» Exercise requirements: Please reproduce exactly the lines between the line holding "Write a Python" and the line holding "import numpy as np", inclusive, leaving out any pictures.

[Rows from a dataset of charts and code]
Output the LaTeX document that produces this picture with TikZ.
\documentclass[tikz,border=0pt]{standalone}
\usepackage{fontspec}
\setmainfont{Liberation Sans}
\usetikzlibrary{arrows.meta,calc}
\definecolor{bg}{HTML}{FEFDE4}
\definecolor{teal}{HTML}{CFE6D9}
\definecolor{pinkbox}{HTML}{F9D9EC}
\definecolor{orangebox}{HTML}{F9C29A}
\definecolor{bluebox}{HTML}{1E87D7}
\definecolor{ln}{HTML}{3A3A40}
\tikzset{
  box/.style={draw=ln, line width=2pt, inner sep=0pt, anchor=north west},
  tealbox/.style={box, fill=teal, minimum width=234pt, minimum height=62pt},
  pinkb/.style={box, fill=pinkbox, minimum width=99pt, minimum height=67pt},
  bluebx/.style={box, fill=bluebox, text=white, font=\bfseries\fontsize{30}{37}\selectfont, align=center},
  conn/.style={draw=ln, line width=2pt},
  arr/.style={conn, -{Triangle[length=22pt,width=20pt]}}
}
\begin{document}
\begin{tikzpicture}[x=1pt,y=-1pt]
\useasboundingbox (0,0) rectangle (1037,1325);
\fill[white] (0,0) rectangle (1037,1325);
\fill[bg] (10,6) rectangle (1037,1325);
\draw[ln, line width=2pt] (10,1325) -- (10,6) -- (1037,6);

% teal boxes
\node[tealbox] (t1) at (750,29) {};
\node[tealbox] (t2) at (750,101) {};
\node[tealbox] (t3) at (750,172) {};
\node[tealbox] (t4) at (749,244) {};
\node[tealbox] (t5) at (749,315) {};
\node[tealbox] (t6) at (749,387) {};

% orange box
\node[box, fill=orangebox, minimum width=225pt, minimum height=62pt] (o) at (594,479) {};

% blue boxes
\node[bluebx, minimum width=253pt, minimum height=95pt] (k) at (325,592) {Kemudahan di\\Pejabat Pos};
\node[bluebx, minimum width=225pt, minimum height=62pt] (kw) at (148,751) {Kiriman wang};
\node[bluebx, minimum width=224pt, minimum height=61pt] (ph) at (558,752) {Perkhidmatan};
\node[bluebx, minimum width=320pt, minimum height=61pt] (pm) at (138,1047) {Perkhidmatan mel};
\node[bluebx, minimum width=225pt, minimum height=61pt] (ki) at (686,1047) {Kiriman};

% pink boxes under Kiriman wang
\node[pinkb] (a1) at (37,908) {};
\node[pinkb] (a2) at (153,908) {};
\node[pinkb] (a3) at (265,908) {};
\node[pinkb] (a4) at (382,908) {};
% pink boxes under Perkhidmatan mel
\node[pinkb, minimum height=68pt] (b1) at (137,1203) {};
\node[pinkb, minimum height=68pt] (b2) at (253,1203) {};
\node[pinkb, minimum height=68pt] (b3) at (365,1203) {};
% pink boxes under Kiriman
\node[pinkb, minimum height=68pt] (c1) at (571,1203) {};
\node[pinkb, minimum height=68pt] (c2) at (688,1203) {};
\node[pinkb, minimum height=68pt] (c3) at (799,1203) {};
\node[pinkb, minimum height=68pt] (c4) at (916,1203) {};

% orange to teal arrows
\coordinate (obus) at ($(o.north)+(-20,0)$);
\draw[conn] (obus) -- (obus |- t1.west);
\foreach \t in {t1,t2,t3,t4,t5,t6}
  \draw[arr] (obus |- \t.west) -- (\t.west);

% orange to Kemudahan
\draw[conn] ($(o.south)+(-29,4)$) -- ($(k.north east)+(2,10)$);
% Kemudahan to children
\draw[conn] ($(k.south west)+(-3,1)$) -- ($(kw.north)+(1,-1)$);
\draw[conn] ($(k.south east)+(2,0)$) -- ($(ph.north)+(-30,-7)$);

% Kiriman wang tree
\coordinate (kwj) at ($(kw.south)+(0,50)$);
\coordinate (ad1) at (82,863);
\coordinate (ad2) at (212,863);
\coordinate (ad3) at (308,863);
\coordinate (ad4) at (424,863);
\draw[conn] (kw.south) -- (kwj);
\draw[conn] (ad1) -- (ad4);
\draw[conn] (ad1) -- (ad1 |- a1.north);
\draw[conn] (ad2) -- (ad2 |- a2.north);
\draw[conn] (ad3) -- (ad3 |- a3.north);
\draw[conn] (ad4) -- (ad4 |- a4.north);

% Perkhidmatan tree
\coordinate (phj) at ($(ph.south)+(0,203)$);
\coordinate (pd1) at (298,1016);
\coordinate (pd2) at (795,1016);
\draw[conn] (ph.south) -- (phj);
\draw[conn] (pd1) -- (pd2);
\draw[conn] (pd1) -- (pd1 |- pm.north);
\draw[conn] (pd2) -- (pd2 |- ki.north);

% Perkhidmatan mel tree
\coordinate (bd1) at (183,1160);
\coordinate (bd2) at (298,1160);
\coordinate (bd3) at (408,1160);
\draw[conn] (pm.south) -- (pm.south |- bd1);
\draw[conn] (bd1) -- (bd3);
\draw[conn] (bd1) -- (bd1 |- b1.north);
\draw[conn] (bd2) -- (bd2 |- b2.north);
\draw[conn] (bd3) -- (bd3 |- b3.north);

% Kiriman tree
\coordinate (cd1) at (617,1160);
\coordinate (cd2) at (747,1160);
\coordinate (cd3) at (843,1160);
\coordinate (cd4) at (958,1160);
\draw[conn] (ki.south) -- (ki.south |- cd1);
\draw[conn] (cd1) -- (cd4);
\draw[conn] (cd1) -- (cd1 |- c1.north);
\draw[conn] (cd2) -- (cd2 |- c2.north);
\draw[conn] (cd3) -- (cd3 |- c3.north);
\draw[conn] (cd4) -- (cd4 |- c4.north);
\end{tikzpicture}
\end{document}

...

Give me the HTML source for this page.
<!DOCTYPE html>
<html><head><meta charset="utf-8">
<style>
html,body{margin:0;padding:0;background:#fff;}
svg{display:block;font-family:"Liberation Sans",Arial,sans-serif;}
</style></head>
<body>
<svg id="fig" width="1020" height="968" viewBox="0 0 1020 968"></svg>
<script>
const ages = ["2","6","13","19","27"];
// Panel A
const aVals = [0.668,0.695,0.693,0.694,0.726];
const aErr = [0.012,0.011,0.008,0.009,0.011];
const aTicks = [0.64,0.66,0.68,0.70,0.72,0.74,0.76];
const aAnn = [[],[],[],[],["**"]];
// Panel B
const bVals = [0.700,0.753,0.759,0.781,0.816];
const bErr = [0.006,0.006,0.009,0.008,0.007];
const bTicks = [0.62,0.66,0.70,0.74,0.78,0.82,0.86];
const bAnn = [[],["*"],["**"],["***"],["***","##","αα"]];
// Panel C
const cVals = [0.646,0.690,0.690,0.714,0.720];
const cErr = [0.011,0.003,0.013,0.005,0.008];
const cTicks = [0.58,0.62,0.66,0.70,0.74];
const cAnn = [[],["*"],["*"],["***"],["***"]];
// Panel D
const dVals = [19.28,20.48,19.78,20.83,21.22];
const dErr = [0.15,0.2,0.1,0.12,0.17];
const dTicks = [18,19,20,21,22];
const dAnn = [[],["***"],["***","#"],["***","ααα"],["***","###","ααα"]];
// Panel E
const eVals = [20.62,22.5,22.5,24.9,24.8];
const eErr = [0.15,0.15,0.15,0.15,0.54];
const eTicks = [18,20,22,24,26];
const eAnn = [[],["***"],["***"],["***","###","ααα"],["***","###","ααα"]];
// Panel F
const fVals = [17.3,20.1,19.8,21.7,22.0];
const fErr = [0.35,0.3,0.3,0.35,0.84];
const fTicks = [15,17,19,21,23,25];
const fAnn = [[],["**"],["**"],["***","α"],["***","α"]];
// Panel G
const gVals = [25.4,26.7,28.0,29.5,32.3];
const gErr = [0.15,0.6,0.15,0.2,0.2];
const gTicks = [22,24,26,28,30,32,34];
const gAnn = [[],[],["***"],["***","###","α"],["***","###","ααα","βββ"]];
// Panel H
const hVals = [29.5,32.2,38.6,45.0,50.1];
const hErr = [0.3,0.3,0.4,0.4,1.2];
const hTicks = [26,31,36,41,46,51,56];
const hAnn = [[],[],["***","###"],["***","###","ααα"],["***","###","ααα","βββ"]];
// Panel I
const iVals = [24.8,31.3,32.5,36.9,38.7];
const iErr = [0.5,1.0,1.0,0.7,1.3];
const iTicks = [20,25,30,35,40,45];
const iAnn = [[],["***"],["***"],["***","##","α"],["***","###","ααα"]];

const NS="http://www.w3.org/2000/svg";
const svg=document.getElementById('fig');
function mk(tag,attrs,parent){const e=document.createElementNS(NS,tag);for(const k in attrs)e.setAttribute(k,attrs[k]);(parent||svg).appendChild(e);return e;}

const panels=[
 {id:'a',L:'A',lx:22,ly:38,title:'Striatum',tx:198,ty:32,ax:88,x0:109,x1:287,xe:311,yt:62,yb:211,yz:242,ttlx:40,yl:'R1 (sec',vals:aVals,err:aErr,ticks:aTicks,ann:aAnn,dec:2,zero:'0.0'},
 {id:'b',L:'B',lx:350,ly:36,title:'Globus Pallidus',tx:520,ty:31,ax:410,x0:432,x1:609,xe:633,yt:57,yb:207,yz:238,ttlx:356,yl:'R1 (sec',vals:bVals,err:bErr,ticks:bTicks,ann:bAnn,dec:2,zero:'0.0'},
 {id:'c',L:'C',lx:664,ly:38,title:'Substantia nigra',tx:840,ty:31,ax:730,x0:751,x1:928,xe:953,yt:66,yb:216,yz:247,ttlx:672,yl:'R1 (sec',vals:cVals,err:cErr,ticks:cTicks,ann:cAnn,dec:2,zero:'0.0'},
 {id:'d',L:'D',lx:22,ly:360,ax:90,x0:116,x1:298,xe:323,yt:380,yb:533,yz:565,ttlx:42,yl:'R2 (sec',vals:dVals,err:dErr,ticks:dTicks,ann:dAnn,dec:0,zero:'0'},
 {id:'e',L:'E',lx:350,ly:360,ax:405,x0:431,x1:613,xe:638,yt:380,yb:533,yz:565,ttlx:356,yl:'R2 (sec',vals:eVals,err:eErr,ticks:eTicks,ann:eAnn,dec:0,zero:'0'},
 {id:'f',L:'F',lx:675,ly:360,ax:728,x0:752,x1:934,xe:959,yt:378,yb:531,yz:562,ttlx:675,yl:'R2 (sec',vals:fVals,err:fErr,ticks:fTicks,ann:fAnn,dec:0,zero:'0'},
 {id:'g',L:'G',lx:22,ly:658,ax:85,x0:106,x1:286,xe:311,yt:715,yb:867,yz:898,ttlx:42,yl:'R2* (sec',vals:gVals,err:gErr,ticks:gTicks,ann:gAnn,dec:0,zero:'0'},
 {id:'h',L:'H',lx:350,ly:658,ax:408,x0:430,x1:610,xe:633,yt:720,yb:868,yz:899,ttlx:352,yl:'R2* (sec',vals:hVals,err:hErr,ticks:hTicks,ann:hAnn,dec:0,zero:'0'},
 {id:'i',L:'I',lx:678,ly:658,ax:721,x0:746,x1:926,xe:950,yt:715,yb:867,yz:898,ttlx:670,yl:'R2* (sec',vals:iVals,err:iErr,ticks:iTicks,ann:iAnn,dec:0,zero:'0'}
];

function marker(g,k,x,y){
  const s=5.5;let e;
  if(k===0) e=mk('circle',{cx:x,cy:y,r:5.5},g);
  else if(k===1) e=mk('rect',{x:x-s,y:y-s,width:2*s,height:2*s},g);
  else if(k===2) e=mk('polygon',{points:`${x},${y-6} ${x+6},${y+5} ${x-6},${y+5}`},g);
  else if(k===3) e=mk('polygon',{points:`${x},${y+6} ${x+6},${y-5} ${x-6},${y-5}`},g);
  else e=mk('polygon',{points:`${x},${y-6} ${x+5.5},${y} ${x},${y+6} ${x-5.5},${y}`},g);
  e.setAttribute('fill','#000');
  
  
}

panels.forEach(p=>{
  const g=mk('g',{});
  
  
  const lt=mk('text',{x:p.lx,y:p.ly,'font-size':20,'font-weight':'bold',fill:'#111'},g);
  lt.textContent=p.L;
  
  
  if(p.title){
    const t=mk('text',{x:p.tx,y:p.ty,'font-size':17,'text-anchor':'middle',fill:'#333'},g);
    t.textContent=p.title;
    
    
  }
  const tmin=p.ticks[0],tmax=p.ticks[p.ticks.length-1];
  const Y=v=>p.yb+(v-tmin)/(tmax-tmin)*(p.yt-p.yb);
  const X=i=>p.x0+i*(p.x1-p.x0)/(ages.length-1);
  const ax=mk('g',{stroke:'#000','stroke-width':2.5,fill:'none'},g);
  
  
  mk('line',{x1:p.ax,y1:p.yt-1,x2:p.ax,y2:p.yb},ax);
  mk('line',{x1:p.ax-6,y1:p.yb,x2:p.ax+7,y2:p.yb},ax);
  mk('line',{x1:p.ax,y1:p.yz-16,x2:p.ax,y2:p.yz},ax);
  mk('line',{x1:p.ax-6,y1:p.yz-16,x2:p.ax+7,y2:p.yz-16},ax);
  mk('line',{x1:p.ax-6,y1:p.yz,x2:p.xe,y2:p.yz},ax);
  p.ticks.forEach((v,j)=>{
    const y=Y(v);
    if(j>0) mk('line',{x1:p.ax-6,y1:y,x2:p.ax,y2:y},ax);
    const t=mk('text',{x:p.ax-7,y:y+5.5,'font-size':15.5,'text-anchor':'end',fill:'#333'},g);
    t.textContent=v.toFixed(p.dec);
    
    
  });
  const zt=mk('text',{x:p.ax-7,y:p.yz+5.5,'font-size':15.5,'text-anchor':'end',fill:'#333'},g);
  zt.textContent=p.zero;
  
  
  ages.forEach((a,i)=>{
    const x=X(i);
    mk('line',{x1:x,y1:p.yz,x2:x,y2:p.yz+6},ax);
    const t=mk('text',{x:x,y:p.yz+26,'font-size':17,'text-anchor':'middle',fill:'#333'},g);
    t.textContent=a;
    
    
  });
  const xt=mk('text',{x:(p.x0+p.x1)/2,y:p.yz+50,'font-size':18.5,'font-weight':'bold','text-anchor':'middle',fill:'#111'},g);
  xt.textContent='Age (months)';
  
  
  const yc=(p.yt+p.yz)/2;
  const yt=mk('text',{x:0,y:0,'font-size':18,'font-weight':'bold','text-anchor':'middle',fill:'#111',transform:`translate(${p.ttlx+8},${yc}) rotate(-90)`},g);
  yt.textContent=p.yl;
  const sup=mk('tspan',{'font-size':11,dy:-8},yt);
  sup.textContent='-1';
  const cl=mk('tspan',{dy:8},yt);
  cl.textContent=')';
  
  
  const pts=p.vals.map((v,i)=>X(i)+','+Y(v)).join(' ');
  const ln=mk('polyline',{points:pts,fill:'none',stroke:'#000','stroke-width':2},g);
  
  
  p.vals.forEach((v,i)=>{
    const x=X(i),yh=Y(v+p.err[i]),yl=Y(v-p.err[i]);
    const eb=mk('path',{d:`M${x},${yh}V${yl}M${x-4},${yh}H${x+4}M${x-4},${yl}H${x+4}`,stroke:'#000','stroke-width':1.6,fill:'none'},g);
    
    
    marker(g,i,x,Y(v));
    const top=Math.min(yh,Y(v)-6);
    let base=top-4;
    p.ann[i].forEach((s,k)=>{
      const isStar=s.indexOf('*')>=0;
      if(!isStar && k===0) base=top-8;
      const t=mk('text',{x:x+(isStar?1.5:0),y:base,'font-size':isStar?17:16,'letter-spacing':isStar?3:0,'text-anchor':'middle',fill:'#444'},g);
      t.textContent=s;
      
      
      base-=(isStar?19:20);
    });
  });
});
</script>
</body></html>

==

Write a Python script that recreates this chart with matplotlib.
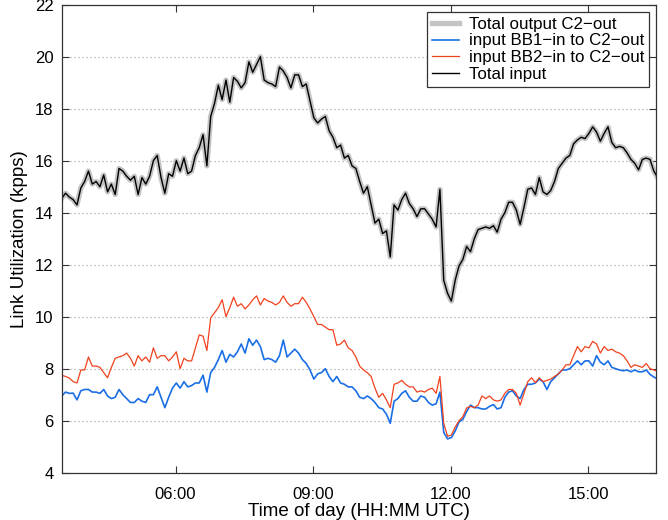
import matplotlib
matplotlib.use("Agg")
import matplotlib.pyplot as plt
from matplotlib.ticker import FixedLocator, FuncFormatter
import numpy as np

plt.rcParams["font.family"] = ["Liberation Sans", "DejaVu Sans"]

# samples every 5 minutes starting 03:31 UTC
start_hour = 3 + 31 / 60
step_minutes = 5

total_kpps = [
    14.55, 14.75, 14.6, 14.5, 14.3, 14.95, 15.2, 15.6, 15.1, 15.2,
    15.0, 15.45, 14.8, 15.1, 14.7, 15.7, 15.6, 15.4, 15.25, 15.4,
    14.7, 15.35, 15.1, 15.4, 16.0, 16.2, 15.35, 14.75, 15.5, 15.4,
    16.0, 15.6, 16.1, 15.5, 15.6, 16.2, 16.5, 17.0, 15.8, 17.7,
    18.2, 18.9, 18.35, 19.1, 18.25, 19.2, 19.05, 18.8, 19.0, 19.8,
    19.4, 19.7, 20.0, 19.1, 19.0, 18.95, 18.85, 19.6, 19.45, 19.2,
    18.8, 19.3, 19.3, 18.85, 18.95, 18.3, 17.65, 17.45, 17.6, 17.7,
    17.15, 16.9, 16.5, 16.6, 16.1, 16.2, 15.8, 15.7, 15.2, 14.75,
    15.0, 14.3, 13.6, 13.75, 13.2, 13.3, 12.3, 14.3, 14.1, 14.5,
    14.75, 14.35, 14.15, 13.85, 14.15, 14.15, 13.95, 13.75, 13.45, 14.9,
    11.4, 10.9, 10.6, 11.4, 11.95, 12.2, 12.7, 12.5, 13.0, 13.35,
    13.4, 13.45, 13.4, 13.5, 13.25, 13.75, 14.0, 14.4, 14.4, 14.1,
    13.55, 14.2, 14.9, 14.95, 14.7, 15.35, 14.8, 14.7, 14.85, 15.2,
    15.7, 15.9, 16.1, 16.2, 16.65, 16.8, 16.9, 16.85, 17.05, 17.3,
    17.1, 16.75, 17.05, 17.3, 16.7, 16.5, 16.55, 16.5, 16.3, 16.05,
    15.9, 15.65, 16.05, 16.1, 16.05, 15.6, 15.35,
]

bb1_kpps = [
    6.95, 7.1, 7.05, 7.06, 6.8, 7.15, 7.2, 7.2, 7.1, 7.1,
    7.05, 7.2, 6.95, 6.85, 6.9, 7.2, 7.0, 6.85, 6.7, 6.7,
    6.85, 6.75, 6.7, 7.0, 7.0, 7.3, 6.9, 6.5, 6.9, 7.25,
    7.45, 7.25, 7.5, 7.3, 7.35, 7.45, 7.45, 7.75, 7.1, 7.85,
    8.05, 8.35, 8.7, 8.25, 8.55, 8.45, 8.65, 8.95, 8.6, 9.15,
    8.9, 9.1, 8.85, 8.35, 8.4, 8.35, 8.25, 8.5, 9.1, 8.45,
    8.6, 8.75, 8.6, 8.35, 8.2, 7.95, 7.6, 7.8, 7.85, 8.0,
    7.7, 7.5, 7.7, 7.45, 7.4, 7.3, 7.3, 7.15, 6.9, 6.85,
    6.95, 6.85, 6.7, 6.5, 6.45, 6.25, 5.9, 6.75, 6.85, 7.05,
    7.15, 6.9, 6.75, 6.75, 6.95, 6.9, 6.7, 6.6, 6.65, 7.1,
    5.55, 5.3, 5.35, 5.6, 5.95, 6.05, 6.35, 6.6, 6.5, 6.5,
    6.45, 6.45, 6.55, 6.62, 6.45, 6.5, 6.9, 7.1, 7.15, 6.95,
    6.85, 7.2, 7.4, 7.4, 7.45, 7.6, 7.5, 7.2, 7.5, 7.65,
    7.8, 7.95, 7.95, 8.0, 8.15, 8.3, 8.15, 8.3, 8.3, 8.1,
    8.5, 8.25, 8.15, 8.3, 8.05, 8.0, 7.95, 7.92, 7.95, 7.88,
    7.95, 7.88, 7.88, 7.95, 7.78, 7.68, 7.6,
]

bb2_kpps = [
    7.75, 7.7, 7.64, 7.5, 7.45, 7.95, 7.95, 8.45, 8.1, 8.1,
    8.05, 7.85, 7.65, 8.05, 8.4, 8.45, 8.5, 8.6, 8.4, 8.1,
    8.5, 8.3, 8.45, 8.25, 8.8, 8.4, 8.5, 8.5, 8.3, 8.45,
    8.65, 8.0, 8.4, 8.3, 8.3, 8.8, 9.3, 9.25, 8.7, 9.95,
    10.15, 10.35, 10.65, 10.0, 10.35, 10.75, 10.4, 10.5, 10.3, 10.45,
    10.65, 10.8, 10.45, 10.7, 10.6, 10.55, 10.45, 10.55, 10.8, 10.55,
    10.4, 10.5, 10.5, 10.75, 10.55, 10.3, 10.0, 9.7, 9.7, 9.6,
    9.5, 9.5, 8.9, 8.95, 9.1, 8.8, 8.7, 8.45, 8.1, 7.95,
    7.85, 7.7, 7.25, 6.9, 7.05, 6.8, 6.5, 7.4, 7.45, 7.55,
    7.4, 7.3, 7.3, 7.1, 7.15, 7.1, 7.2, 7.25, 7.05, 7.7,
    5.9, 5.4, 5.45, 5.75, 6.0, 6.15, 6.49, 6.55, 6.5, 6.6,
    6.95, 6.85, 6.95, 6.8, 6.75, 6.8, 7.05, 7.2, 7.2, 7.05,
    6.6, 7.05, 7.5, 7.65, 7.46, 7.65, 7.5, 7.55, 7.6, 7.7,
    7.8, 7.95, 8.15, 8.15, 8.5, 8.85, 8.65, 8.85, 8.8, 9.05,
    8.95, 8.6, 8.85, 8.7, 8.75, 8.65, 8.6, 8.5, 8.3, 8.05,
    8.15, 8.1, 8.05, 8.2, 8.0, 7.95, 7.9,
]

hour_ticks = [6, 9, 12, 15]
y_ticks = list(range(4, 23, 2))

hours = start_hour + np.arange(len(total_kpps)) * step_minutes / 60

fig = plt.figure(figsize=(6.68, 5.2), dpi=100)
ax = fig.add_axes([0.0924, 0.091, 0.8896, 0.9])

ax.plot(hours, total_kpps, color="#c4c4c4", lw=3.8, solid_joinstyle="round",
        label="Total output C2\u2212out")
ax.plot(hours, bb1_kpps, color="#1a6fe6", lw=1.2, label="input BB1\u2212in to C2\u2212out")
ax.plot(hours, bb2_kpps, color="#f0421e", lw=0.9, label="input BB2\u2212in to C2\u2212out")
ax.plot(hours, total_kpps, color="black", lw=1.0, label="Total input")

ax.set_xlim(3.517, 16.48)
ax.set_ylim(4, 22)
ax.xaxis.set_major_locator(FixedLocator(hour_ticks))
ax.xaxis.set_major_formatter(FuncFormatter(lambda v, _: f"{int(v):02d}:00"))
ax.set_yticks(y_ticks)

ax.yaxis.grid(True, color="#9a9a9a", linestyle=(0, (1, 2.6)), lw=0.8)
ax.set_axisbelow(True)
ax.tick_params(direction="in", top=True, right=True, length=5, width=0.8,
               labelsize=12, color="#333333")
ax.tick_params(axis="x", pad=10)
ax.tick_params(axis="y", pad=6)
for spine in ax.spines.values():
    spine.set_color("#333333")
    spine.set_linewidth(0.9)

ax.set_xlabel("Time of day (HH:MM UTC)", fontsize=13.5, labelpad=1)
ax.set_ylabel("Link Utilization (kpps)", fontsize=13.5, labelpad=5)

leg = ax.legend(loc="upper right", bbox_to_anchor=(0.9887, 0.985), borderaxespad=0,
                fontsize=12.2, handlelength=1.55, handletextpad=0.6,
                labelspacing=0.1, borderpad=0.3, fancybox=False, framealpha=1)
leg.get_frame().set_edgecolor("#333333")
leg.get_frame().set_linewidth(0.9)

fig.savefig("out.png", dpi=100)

» Answer:
Write a Python script that recreates this chart with matplotlib.
import matplotlib
matplotlib.use("Agg")
import matplotlib.pyplot as plt
from matplotlib.ticker import FixedLocator, FuncFormatter
import numpy as np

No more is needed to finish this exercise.